Abb. 3: Die Funktionen der verschiedenen Gehirnareale
Funktionen der einzelnen Großhirnlappen und des Kleinhirns sind (
Abb. 3):
• Stirnlappen – Abstraktes Denken, Problemlösungsvermögen, Urteilsvermögen, Konzentrationsfähigkeit, Gefühlsleben, Impulskontrolle, Muskelbewegungen, Sprachsteuerung. Das Areal im vorderen Teil des Stirnlappens fungiert als Zentrum für soziale Interaktionen.
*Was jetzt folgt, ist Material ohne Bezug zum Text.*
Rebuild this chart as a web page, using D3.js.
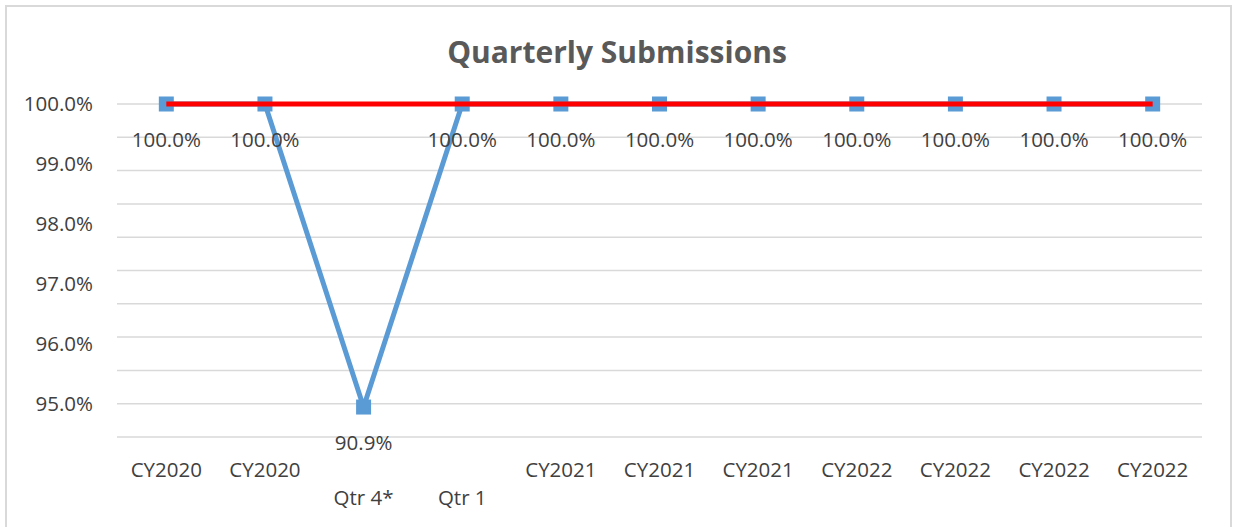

Schädigungen in diesem Bereich führen zu hemmungslosem Verhalten oder zu deutlicher Passivität, dem Verlust von Empathie und zu mangelnder Krankheitseinsicht, wie sich das bei der Frontotemporalen Demenz findet.
Stirnlappen 
• Scheitellappen – Aufnahme und Interpretation von Sinneseindrücken/Empfindungen, Berührung, Orientierung, Schreiben, Rechnen, Gedächtnis.
Scheitellappen 
• Schläfenlappen – Gedächtnis, Gehör, Sprache, Geschmack, Geruch, Wiedererkennen von Personen. An der Innenseite des mittleren Schläfenlappens befindet sich der Hippocampus, der für das Gedächtnis und Erlernen von Neuem eine entscheidende Rolle spielt.
Schläfenlappen 
• Hinterhauptslappen – Sehzentrum
Hinterhauptslappen 
• Kleinhirn – Gleichgewicht, Koordination, Körperhaltung
Kleinhirn 
Beispiel aus der Diagnostik 
Wie komplex das Zusammenwirken dieser einzelnen Hirnareale ist, zeigt folgendes Beispiel aus der Diagnostik (
Kasten 2).
Kasten 2: Beispiel aus der Diagnostik (MMST)
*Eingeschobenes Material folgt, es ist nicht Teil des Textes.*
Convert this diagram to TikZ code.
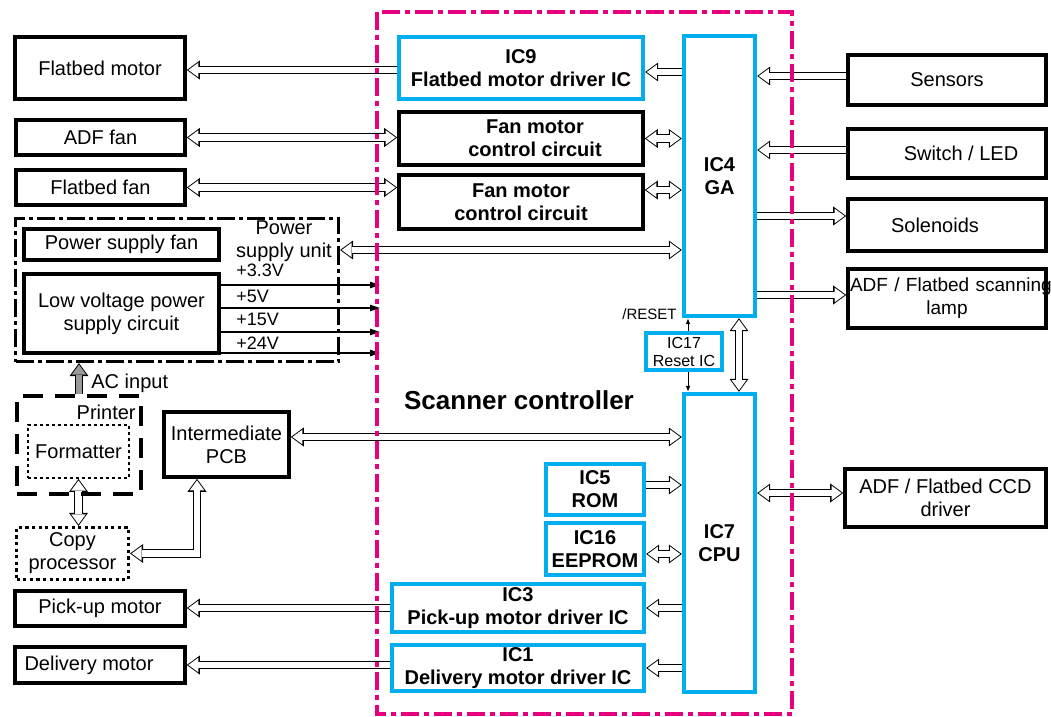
\documentclass[tikz,border=0pt]{standalone}
\usepackage{fontspec}
\setmainfont{Liberation Sans}
\usetikzlibrary{arrows.meta,backgrounds}
\definecolor{iccyan}{RGB}{0,174,239}
\definecolor{ctrlmag}{RGB}{230,0,126}

\begin{document}
\begin{tikzpicture}[x=0.5pt,y=-0.5pt,font=\fontsize{10}{11.5}\selectfont,
  blk/.style={draw,line width=1.8pt,inner sep=0pt,align=center},
  ic/.style={draw=iccyan,line width=2.2pt,inner sep=0pt,align=center,font=\fontsize{10}{11.5}\selectfont\bfseries},
  psubox/.style={draw,line width=1.6pt,dash pattern=on 9pt off 2pt on 2pt off 2pt,inner sep=0pt},
  prtbox/.style={draw,line width=2pt,dash pattern=on 10pt off 6pt,inner sep=0pt},
  fmtbox/.style={draw,line width=0.9pt,dash pattern=on 1.5pt off 1.5pt,inner sep=0pt},
  cpbox/.style={draw,line width=1.6pt,dash pattern=on 1.6pt off 1.7pt,inner sep=0pt,align=center},
  ctrlframe/.style={draw=ctrlmag,line width=2pt,dash pattern=on 9pt off 2.5pt on 2.5pt off 2.5pt},
  hollow/.style={#1,line width=3.2pt,shorten >=0.8pt,
    -{Triangle[length=5pt,width=7.3pt,line width=0pt]},
    preaction={draw,black,line width=4.2pt,shorten >=0pt,
      -{Triangle[length=6.5pt,width=9.5pt,line width=0pt]}}},
  hollow/.default=white,
  hollowboth/.style={white,line width=3.2pt,shorten >=0.8pt,shorten <=0.8pt,
    {Triangle[length=5pt,width=7.3pt,line width=0pt]}-{Triangle[length=5pt,width=7.3pt,line width=0pt]},
    preaction={draw,black,line width=4.2pt,shorten >=0pt,shorten <=0pt,
      {Triangle[length=6.5pt,width=9.5pt,line width=0pt]}-{Triangle[length=6.5pt,width=9.5pt,line width=0pt]}}},
  volt/.style={line width=0.6pt,-{Triangle[length=5pt,width=3.2pt]}},
  rst/.style={line width=0.5pt,-{Latex[length=3pt,width=2.4pt]}}]
\useasboundingbox (0,0) rectangle (1051,717);

\node[blk,minimum width=85pt,minimum height=31pt] (fbmotor) at (100,68) {Flatbed motor};
\node[blk,minimum width=84.5pt,minimum height=17.5pt] (adffan) at (100.5,137.5) {ADF fan};
\node[blk,minimum width=84.5pt,minimum height=17.5pt] (fbfan) at (100.5,187.5) {Flatbed fan};
\node[psubox,minimum width=161.5pt,minimum height=71.5pt] (psu) at (177,290) {};
\node[blk,minimum width=97.5pt,minimum height=15.5pt] (psfan) at (121.5,244.5) {Power supply fan};
\node[blk,minimum width=97.5pt,minimum height=39.5pt] (lvps) at (121.5,313.5) {Low voltage power\\supply circuit};
\node[align=center] (psulbl) at (284,241) {Power\\supply unit};
\node[prtbox,minimum width=62pt,minimum height=49pt] (printer) at (79,445) {};
\node[anchor=base east,inner sep=0pt] (prtlbl) at (136,419) {Printer};
\node[fmtbox,minimum width=50.5pt,minimum height=26.5pt] (formatter) at (78.5,451.5) {Formatter};
\node[cpbox,minimum width=56pt,minimum height=26pt] (copyproc) at (72.5,553.5) {Copy\\processor};
\node[blk,minimum width=62.5pt,minimum height=32.5pt] (ipcb) at (226.5,444.5) {Intermediate\\PCB};
\node[blk,minimum width=85pt,minimum height=17.5pt] (pickup) at (100,608.5) {Pick-up motor};
\node[blk,minimum width=85pt,minimum height=18pt] (delivery) at (100,665) {\hspace*{-11pt}Delivery motor};
\node[anchor=base west,inner sep=0pt] (aclbl) at (91,388) {AC input};

\node[ic,minimum width=122pt,minimum height=31pt] (ic9) at (521,68) {IC9\\Flatbed motor driver IC};
\node[blk,font=\fontsize{10}{11.5}\selectfont\bfseries,minimum width=122pt,minimum height=26.5pt] (fan1) at (521,138.5) {\hspace*{14pt}Fan motor\\\hspace*{14pt}control circuit};
\node[blk,font=\fontsize{10}{11.5}\selectfont\bfseries,minimum width=122pt,minimum height=27pt] (fan2) at (521,202) {Fan motor\\control circuit};
\node[ic,minimum width=35.5pt,minimum height=140pt] (ic4) at (719.5,176) {IC4\\GA};
\node[ic,line width=2pt,font=\fontsize{8}{9}\selectfont,minimum width=38pt,minimum height=18.5pt] (ic17) at (684,351.5) {IC17\\Reset IC};
\node[anchor=base east,inner sep=0pt,font=\fontsize{7.5}{8}\selectfont] (rstlbl) at (677,319.5) {/RESET};
\node[ic,minimum width=35.5pt,minimum height=149pt] (ic7) at (719.5,543) {IC7\\CPU};
\node[ic,minimum width=49pt,minimum height=25.5pt] (ic5) at (595,489.5) {IC5\\ROM};
\node[ic,minimum width=49pt,minimum height=26pt] (ic16) at (595,549) {IC16\\EEPROM};
\node[ic,minimum width=126pt,minimum height=24pt] (ic3) at (518,608) {IC3\\Pick-up motor driver IC};
\node[ic,minimum width=126pt,minimum height=23pt] (ic1) at (518,668) {IC1\\Delivery motor driver IC};
\node[anchor=base,font=\fontsize{13}{15}\selectfont\bfseries] (sclbl) at (519,409) {Scanner controller};

\node[blk,minimum width=99pt,minimum height=25pt] (sensors) at (947,80) {Sensors};
\node[blk,minimum width=99pt,minimum height=24.5pt] (switch) at (947,153.5) {\hspace*{14pt}Switch / LED};
\node[blk,minimum width=99pt,minimum height=26pt] (solenoids) at (947,225) {\hspace*{-12pt}Solenoids};
\node[blk,font=\fontsize{9.5}{11.5}\selectfont,text width=97pt,minimum width=99pt,minimum height=29.5pt] (lamp) at (947,298.5) {\mbox{ADF / Flatbed scanning}\\lamp};
\node[blk,minimum width=100.5pt,minimum height=29pt] (ccd) at (945.5,498) {ADF / Flatbed CCD\\driver};

\node[anchor=base west,inner sep=0pt,font=\fontsize{9}{10}\selectfont] (l33) at (236,277) {+3.3V};
\node[anchor=base west,inner sep=0pt,font=\fontsize{9}{10}\selectfont] (l5) at (236,302) {+5V};
\node[anchor=base west,inner sep=0pt,font=\fontsize{9}{10}\selectfont] (l15) at (236,326) {+15V};
\node[anchor=base west,inner sep=0pt,font=\fontsize{9}{10}\selectfont] (l24) at (236,350) {+24V};
\coordinate (v1) at (380,285);
\coordinate (v2) at (380,308);
\coordinate (v3) at (380,332);
\coordinate (v4) at (380,353);

\begin{scope}[on background layer]
\draw[hollow] ([yshift=-2pt]ic4.west |- ic9.east) -- ([yshift=-2pt]ic9.east);
\draw[hollow] ([yshift=-1pt]ic9.west) -- ([yshift=-1pt]fbmotor.east);
\draw[hollowboth] (adffan.east) -- (adffan.east -| fan1.west);
\draw[hollowboth] (fan1.east) -- (fan1.east -| ic4.west);
\draw[hollowboth] (fbfan.east) -- (fbfan.east -| fan2.west);
\draw[hollowboth] ([yshift=6pt]fan2.east) -- ([yshift=6pt]fan2.east -| ic4.west);
\draw[hollowboth] ([yshift=-2.75pt]psu.east |- psfan.east) -- ([yshift=-2.75pt]ic4.west |- psfan.east);
\draw[hollow] ([yshift=2pt]sensors.west) -- ([yshift=2pt]sensors.west -| ic4.east);
\draw[hollow] ([yshift=1.75pt]switch.west) -- ([yshift=1.75pt]switch.west -| ic4.east);
\draw[hollow] ([yshift=4.5pt]ic4.east |- solenoids.west) -- ([yshift=4.5pt]solenoids.west);
\draw[hollow] ([yshift=1.75pt]ic4.east |- lamp.west) -- ([yshift=1.75pt]lamp.west);
\draw[hollowboth] ([yshift=2.5pt]ic7.east |- ccd.west) -- ([yshift=2.5pt]ccd.west);
\draw[hollowboth] ([xshift=9.75pt]ic4.south) -- ([xshift=9.75pt]ic7.north);
\draw[hollowboth] ([yshift=3.75pt]ipcb.east) -- ([yshift=3.75pt]ic7.west |- ipcb.east);
\draw[hollowboth] ([xshift=-14.75pt]ipcb.south) |- (copyproc.east);
\draw[hollowboth] (formatter.south) -- (formatter.south |- copyproc.north);
\draw[hollow=black!40] (printer.north) -- (printer.north |- psu.south);
\draw[hollow] ([yshift=2.25pt]ic5.east) -- ([yshift=2.25pt]ic5.east -| ic7.west);
\draw[hollowboth] ([yshift=-2.5pt]ic16.east) -- ([yshift=-2.5pt]ic16.east -| ic7.west);
\draw[hollow] (ic7.west |- ic3.east) -- (ic3.east);
\draw[hollow] (ic3.west) -- (ic3.west -| pickup.east);
\draw[hollow] (ic7.west |- ic1.east) -- (ic1.east);
\draw[hollow] (ic1.west |- delivery.east) -- (delivery.east);
\draw[rst] ([xshift=2pt]ic17.north) -- ([xshift=2pt]ic17.north |- ic4.south);
\draw[rst] ([xshift=2pt]ic17.south) -- ([xshift=2pt]ic17.south |- ic7.north);
\draw[volt] (lvps.east |- v1) -- (v1);
\draw[volt] (lvps.east |- v2) -- (v2);
\draw[volt] (lvps.east |- v3) -- (v3);
\draw[volt] (lvps.east |- v4) -- (v4);
\end{scope}

\draw[ctrlframe] (377,12) rectangle (792,714);
\end{tikzpicture}
\end{document}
Wiedergabe eines gesprochenen oder geschriebenen Satzes
Zu den verschiedenen Testverfahren, die bei Verdacht auf Demenz zur Anwendung kommen, gehört u. a. die Aufgabe, gesprochene Worte zu wiederholen oder einen geschriebenen Text vorzulesen.
Diese Aufgabe verlangt die Zusammenarbeit mehrerer Gehirnregionen und gibt je nach Ergebnis Aufschluss über das vorliegende Störungsbild.
Was geschieht nun im Gehirn bei dieser Aufgabenstellung?
Die akustische Aufforderung, einen Satz zu wiederholen, erreicht über das Ohr das primäre Hörzentrum, wo diese Aufforderung im sensorischen Sprachzentrum verarbeitet wird. Von dort wird diese Aufforderung an das motorische Sprachzentrum weitergeleitet. Das motorische Sprachzentrum erstellt ein »Sprechprogramm« und reicht dieses an das für die Muskelaktivitäten zuständige motorische Rindenfeld weiter. Von dort werden die zum Sprechen notwendigen Muskeln im Kopfbereich aktiviert und der Satz kann gesprochen werden.
Wird der Satz nicht gesprochen, sondern als geschriebener Text vorgelegt, erreicht das »Bild des geschriebenen Satzes« über das Auge und den Sehnerv das primäre Sehzentrum. Dieses leitet den Satz an das Lesezentrum weiter, wo das »Bild« in die Lautform übersetzt und an das sensomotorische Sprachzentrum zur weiteren Verarbeitung weitergeleitet wird. Dieses wiederum leitet das dann – wie oben beschrieben – an das motorische Sprachzentrum zur Bearbeitung weiter.